Massachusetts Institute Of Technology (MIT), USA
Unambiguously identifying molecules in spectra is of fundamental importance for a variety of scientific and industrial uses; a compelling modern focus is the spectroscopic detection of biosignature gases in exoplanet atmospheres. There are thousands of molecular candidates that could contribute towards a potential biosphere and its associated atmospheric spectrum. Analyses of atmospheres require information about the spectrum of each of its putative components. However, spectral data currently only exist for a few hundred molecules and only of fraction of those have complete spectra (e.g. water, NH3). Consequently, remote detections of molecules are vulnerable to false positives, false negatives and miss-assignments. There is a key need for spectral data for a broad range of molecules. Using a combination of experimental measurements, organic chemistry, and quantum mechanics, ATMOS (Approximate Theoretical MOlecular Spectra) is the program that I will discuss. It:
- Provides approximate spectral data (band centres and relative intensities) for thousands of molecules in seconds.

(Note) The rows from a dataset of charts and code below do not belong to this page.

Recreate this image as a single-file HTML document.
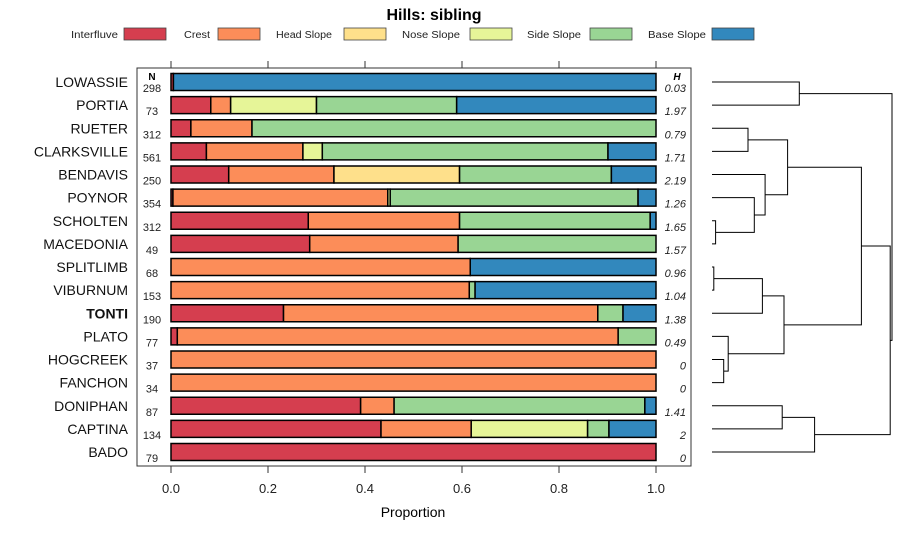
<!DOCTYPE html>
<html><head><meta charset="utf-8"><style>
body{margin:0;background:#fff;}
svg{display:block;font-family:"Liberation Sans",sans-serif;}
</style></head><body>
<svg id="chart" width="900" height="540" viewBox="0 0 900 540" xmlns="http://www.w3.org/2000/svg">
<rect width="900" height="540" fill="#fff"/>
<text x="434" y="20" text-anchor="middle" font-size="16" font-weight="bold">Hills: sibling</text>
<g id="legend"></g>
<rect x="137" y="68" width="554" height="398" fill="none" stroke="#333" stroke-width="1"/>
<g id="bars"></g>
<g id="axes"></g>
<g id="dendro" fill="none" stroke="#000" stroke-width="1"></g>
<text x="413" y="517" text-anchor="middle" font-size="14">Proportion</text>
</svg>
<script>
const classes = ["Interfluve","Crest","Head Slope","Nose Slope","Side Slope","Base Slope"];
const colors = ["#D53E4F","#FC8D59","#FEE08B","#E6F598","#99D594","#3288BD"];
const names = ["LOWASSIE","PORTIA","RUETER","CLARKSVILLE","BENDAVIS","POYNOR","SCHOLTEN","MACEDONIA","SPLITLIMB","VIBURNUM","TONTI","PLATO","HOGCREEK","FANCHON","DONIPHAN","CAPTINA","BADO"];
const counts = [298,73,312,561,250,354,312,49,68,153,190,77,37,34,87,134,79];
const entropy = ["0.03","1.97","0.79","1.71","2.19","1.26","1.65","1.57","0.96","1.04","1.38","0.49","0","0","1.41","2","0"];
const props = [
 [0.005,0,0,0,0,0.995],
 [0.082,0.041,0,0.177,0.289,0.411],
 [0.041,0.126,0,0,0.833,0],
 [0.073,0.199,0,0.040,0.589,0.099],
 [0.119,0.217,0.259,0,0.313,0.092],
 [0.004,0.443,0,0.005,0.511,0.037],
 [0.283,0.312,0,0,0.393,0.012],
 [0.286,0.306,0,0,0.408,0],
 [0,0.617,0,0,0,0.383],
 [0,0.615,0,0,0.012,0.373],
 [0.232,0.648,0,0,0.052,0.068],
 [0.013,0.909,0,0,0.078,0],
 [0,1,0,0,0,0],
 [0,1,0,0,0,0],
 [0.391,0.069,0,0,0.517,0.023],
 [0.433,0.186,0,0.240,0.044,0.097],
 [1,0,0,0,0,0]
];
const xTicks = [0,0.2,0.4,0.6,0.8,1.0];
const xTickLabels = ["0.0","0.2","0.4","0.6","0.8","1.0"];
// dendrogram merges: [left, right, height]; negative = leaf index (-(i+1)), positive = merge number (1-based)
const merges = [
 [-1,-2,0.485],[-3,-4,0.20],[-7,-8,0.02],[-6,3,0.235],[-5,4,0.295],[2,5,0.42],
 [-9,-10,0.01],[-11,7,0.28],[-13,-14,0.065],[-12,9,0.09],[8,10,0.40],[6,11,0.83],
 [-15,-16,0.39],[-17,13,0.57],[12,14,0.99],[1,15,1.0]
];
const NS="http://www.w3.org/2000/svg";
function mk(tag,attrs,parent){const e=document.createElementNS(NS,tag);for(const k in attrs)e.setAttribute(k,attrs[k]);parent.appendChild(e);return e;}
const X0=171,X1=656;
function xs(v){return X0+(X1-X0)*v;}
const Y0=82,DY=23.125,BH=17;
function ys(i){return Y0+DY*i;}
// legend
const lg=document.getElementById('legend');
const lgStart=[71,184,276,402,527,648];
const lgEnd=[118,210,332,460,581,706];
const lgBox=[124,218,344,470,590,712];
classes.forEach((c,i)=>{
 const t=mk('text',{x:lgStart[i],y:38,'font-size':10,fill:'#222',textLength:lgEnd[i]-lgStart[i],lengthAdjust:'spacingAndGlyphs'},lg);t.textContent=c;
 
 
 const r=mk('rect',{x:lgBox[i],y:28,width:42,height:12,fill:colors[i],stroke:'#444','stroke-width':0.8},lg);
 
 
});
// axes
const ax=document.getElementById('axes');
xTicks.forEach((v,i)=>{
 const l1=mk('line',{x1:xs(v),x2:xs(v),y1:61,y2:68,stroke:'#333'},ax);
 
 
 const l2=mk('line',{x1:xs(v),x2:xs(v),y1:466,y2:473,stroke:'#333'},ax);
 
 
 const t=mk('text',{x:xs(v),y:493,'text-anchor':'middle','font-size':13,fill:'#222'},ax);t.textContent=xTickLabels[i];
 
 
});
const nh=mk('text',{x:152,y:80,'text-anchor':'middle','font-size':10,'font-weight':'bold'},ax);nh.textContent='N';


const hh=mk('text',{x:677,y:80,'text-anchor':'middle','font-size':10,'font-weight':'bold','font-style':'italic'},ax);hh.textContent='H';


// bars
const bg=document.getElementById('bars');
names.forEach((n,i)=>{
 const y=ys(i);
 const lab=mk('text',{x:128,y:y+5,'text-anchor':'end','font-size':14,fill:'#111','font-weight':n==='TONTI'?'bold':'normal'},bg);lab.textContent=n;
 
 
 const nt=mk('text',{x:152,y:y+10,'text-anchor':'middle','font-size':11,fill:'#222'},bg);nt.textContent=counts[i];
 
 
 const ht=mk('text',{x:686,y:y+10,'text-anchor':'end','font-size':11,'font-style':'italic',fill:'#222'},bg);ht.textContent=entropy[i];
 
 
 let cum=0;
 props[i].forEach((p,k)=>{
  if(p<=0)return;
  const r=mk('rect',{x:xs(cum),y:y-BH/2,width:xs(cum+p)-xs(cum),height:BH,fill:colors[k],stroke:'#000','stroke-width':1.5},bg);
  
  
  cum+=p;
 });
});
// dendrogram
const dg=document.getElementById('dendro');
const DX0=712,DX1=892;
function hx(h){return DX0+(DX1-DX0)*h;}
const nodeY=[],nodeX=[];
function pos(id){if(id<0){return [DX0,ys(-id-1)];}return [nodeX[id-1],nodeY[id-1]];}
merges.forEach((m,j)=>{
 const a=pos(m[0]),b=pos(m[1]),x=hx(m[2]);
 const p=mk('path',{d:`M${a[0]},${a[1]}H${x}V${b[1]}H${b[0]}`},dg);
 
 
 nodeX.push(x);nodeY.push((a[1]+b[1])/2);
});
</script>
</body></html>
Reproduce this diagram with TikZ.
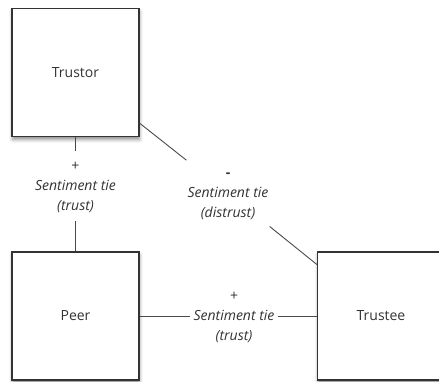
\documentclass[tikz,border=0pt]{standalone}
\usepackage{fontspec}
\setmainfont{Open Sans}
\usetikzlibrary{shadows.blur}
\definecolor{ink}{HTML}{333333}
\definecolor{edgegray}{HTML}{4A4A4A}
\begin{document}
\begin{tikzpicture}[x=1pt,y=-1pt,
  actor/.style={draw=ink, line width=1.3pt, fill=white,
    minimum width=127pt, minimum height=128pt, inner sep=0pt,
    font=\fontsize{14}{20}\selectfont, text=ink,
    blur shadow={shadow xshift=0.5pt, shadow yshift=-3pt,
      shadow blur radius=3.5pt, shadow opacity=45}},
  tie/.style={align=center, font=\fontsize{14}{20}\selectfont, text=ink,
    inner xsep=1pt, inner ysep=4pt},
  link/.style={draw=edgegray, line width=0.9pt}]
\useasboundingbox (0,0) rectangle (439,381);
\clip (0,0) rectangle (439,381);
\node[actor] (trustor) at (75.5,72.5) {Trustor};
\node[actor] (peer) at (75.5,316) {Peer};
\node[actor] (trustee) at (381,316) {Trustee};
\node[tie, inner ysep=5pt] (tieA) at (75.5,186) {\strut+\\\strut\textit{Sentiment tie}\\\strut\textit{(trust)}};
\node[tie] (tieB) at (228,193) {\strut\textbf{-}\\\strut\textit{Sentiment tie}\\\strut\textit{(distrust)}};
\node[tie, inner xsep=3pt] (tieC) at (234,316) {\strut+\\\strut\textit{Sentiment tie}\\\strut\textit{(trust)}};
\draw[link] (trustor) -- (tieA);
\draw[link] (tieA) -- (peer);
\draw[link] (trustor) -- (tieB);
\draw[link] (tieB) -- (trustee);
\draw[link] (peer) -- (tieC);
\draw[link] (tieC) -- (trustee);
\end{tikzpicture}
\end{document}
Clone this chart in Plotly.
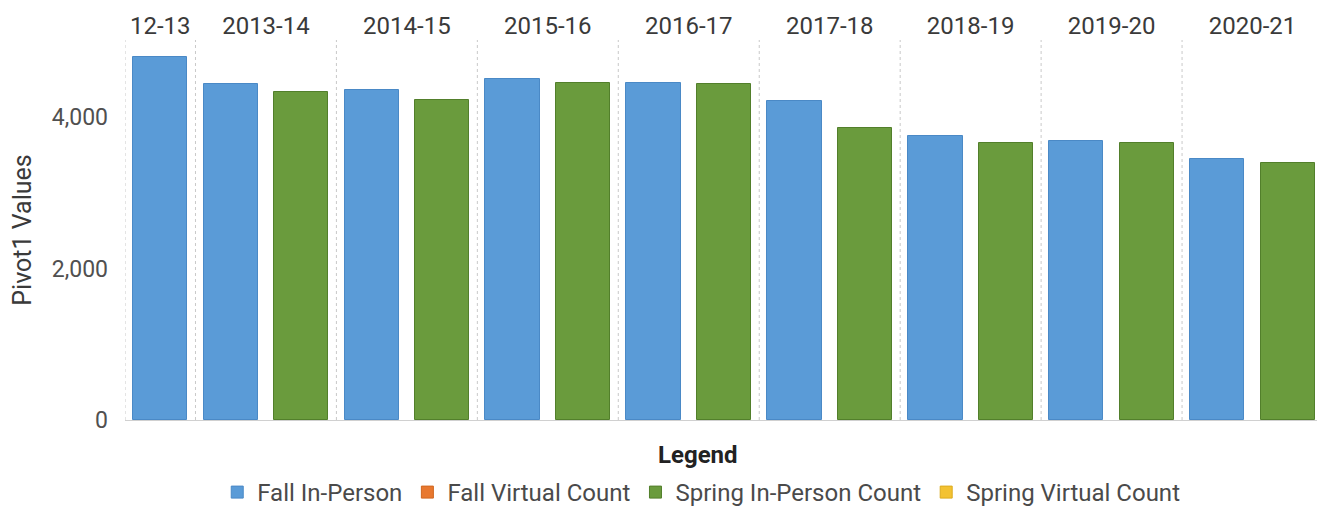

- Assesses hundreds of molecules simultaneously, highlighting patterns and any distinguishing features. Traditional methods for obtaining spectra are extremely costly and time-consuming (i.e. months/years per molecule); ATMOS will inform prioritisation protocols for future high accuracy studies.
- Demonstrates that, at low resolution, individual spectral features could belong to a large number of molecules. Molecular detections in spectra are often made by assigning one, or a few, spectral features to a given molecule. ATMOS can highlight ambiguities in such molecular detections and also direct observations towards spectral regions that reduce the degeneracy in molecular identification.